When Rachel was just four years old, she was diagnosed with T-cell lymphoma, a form of blood cancer. It took two years of chemotherapy treatments, but she survived. She’s has been in remission for nineteen years now. And she cherishes the memory of how kind the nurses at the hospital were, back when she was a seriously ill, but feisty young girl.
The name of that hospital? It’s the same one she now works at herself: Brenner Children’s Hospital, part of Wake Forest Baptist Medical Center. And as Wake Forest Baptist observed when it highlighted her story, she now “now works alongside many of the nurses who once treated her”.
One of her colleagues, Nancy Smith (no relation), played an especially large role. “Nancy watched me grow up and is like family to me,” Rachel explained. “When I look back on my time as a patient, I’m inspired by the love and care Nancy and so many of the other nurses gave to me and my family.”

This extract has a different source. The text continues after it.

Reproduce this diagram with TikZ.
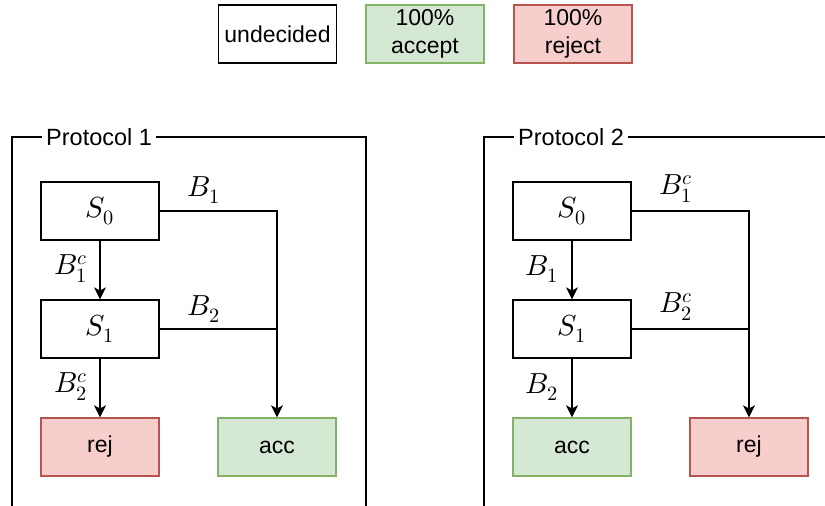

Nancy’s example, and the experiences Rachel had as a child, were key to why she chose to train as a RN herself. She’d originally decided to become a doctor, a wonderful Associated Press portrait in the Winston-Salem Journal recounts, but changed her mind after the first semester. She remembered how, as a young cancer patient, she’d been “a bit of a brat” and kicked a doctor, and how the nurses had cared for her and distracted her. “They were just there all the time and they would laugh with you and be silly with you,” she told the AP reporter. So she made up her mind: “I kicked my doctors but I loved my nurses. I think I’m going to do the nursing thing instead.”
She now works on Brenner’s hematology-oncology unit – even as she also still checks in as a patient there herself every two years for a follow-up evaluation. Not just do her own life experiences give her a special insight into what she needs to do, but when a family member of a patient hears her story, it inspires them and gives them new hope.
“Nursing school is very hard, but it really pays off in the end,” Rachel told The Associated Press. “You get to meet so many amazing people and really impact them. That’s an awesome gift”.